Copy every line, exactly and only, from the line containing "What Altair code" to the line containing "import pandas as pd", both lines included.

* SUPPLIED ENTRIES
○ ○ ○ ○ ○
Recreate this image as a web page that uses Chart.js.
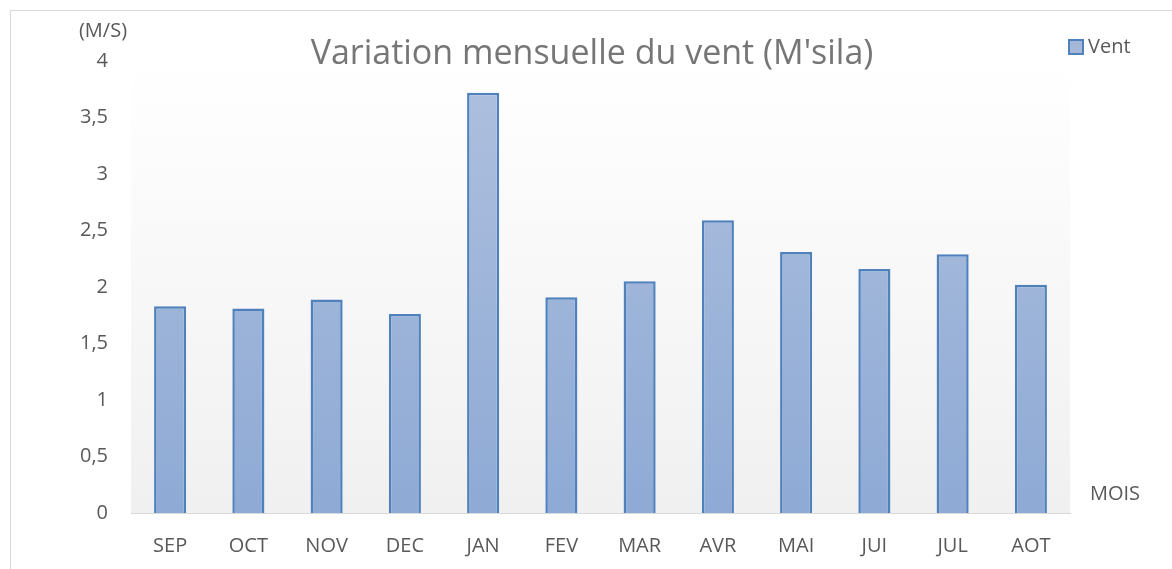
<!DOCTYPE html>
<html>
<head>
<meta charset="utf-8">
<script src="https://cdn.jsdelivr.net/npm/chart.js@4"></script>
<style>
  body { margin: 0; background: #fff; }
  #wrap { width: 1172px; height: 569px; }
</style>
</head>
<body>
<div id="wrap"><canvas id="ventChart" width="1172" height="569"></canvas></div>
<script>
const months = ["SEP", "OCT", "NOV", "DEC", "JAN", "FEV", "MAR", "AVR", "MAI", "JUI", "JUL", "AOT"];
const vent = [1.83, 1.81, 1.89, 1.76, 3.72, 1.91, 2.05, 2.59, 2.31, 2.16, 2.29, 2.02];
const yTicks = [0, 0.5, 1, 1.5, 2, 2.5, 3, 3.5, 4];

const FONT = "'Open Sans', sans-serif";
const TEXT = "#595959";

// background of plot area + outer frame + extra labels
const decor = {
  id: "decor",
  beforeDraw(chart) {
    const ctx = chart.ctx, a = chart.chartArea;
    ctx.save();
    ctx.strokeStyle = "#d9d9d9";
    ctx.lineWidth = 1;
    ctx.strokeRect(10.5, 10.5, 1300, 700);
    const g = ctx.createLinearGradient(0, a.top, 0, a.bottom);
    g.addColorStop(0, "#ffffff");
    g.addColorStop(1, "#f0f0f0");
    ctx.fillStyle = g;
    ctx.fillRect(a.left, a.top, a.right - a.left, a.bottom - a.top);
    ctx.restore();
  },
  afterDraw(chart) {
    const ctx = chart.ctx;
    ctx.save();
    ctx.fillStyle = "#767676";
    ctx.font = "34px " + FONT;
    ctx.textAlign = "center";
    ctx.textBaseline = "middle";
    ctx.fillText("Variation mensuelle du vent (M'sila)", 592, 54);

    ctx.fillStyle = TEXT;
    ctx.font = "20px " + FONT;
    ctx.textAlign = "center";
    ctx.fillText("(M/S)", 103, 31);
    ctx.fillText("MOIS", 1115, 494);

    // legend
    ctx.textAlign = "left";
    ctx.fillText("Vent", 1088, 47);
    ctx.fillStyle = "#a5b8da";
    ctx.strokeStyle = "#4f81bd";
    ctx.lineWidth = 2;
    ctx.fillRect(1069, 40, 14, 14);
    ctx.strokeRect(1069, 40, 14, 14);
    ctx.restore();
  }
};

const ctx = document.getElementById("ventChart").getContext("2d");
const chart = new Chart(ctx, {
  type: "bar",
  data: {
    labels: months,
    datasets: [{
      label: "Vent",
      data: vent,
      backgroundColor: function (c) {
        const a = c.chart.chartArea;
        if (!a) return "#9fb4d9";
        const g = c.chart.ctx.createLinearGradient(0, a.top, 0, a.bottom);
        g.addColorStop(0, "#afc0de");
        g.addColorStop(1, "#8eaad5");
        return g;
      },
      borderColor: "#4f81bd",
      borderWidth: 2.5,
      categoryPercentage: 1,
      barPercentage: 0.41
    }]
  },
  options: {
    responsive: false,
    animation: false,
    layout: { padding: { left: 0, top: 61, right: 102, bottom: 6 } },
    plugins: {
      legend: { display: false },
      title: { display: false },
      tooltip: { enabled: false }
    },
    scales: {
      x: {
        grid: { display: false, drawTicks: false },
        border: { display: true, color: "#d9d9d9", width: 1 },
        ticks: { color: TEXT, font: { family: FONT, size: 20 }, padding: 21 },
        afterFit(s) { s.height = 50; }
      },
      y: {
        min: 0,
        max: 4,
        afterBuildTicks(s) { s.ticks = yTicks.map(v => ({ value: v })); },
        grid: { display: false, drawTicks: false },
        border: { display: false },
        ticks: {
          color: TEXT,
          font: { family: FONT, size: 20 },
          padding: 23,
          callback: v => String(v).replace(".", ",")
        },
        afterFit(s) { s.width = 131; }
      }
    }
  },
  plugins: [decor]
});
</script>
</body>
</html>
○ ○ ○ ○ ○
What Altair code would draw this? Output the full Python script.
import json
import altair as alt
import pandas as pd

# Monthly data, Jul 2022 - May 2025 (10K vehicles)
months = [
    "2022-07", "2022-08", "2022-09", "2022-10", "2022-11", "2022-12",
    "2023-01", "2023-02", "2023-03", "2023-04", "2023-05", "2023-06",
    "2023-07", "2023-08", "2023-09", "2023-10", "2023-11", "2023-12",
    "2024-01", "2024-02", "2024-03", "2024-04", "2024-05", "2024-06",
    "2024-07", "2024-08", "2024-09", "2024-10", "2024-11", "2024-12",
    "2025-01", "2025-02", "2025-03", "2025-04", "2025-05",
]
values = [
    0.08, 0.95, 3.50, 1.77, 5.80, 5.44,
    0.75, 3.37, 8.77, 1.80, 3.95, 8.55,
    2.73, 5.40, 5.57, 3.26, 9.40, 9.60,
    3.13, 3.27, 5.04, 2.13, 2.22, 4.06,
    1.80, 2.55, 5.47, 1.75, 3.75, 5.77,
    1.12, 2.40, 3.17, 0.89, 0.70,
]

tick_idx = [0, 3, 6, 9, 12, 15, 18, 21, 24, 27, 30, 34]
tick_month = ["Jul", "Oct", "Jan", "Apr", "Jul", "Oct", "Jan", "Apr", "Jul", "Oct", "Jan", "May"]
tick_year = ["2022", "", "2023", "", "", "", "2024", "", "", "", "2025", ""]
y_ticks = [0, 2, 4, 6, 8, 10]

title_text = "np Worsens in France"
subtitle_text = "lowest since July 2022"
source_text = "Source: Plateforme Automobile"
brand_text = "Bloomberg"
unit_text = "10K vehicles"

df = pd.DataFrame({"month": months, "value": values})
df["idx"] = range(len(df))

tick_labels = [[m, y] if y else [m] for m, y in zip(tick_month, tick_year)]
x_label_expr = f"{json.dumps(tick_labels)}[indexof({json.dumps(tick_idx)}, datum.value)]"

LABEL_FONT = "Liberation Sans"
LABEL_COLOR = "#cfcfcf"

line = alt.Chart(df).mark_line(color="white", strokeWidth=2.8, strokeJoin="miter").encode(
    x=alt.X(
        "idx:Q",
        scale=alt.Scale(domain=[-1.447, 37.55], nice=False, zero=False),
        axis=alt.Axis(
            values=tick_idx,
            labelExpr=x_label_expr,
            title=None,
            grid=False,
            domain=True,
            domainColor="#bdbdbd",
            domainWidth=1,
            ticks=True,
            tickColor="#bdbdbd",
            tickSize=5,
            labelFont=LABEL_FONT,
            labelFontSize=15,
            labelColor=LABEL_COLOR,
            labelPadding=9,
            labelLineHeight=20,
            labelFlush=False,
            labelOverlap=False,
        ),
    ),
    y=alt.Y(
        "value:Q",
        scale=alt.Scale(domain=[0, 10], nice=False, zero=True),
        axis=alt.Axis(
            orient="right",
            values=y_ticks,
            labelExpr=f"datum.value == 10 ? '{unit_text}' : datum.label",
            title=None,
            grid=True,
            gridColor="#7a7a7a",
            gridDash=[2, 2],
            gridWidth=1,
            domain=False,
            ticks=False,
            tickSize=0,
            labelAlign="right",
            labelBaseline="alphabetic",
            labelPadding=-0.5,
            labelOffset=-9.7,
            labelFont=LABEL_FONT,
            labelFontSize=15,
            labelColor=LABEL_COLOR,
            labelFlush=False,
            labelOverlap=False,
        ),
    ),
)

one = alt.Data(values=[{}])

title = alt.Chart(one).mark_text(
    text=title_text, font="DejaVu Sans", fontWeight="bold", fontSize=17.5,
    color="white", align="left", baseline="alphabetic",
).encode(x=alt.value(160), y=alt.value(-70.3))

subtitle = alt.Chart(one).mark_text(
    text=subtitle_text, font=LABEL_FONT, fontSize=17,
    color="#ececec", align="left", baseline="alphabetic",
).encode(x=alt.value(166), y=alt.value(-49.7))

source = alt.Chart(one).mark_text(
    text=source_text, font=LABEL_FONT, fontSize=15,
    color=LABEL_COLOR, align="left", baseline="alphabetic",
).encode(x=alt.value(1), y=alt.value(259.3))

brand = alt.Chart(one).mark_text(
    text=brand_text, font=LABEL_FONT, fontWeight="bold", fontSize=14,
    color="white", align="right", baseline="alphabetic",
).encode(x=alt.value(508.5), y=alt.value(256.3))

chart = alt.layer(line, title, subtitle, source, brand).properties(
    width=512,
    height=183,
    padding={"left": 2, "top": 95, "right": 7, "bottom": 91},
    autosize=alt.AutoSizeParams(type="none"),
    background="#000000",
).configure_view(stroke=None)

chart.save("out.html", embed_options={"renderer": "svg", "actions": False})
○ ○ ○ ○ ○
* REPLY TO THE TASK
What Altair code would draw this? Output the full Python script.
import json
import altair as alt
import pandas as pd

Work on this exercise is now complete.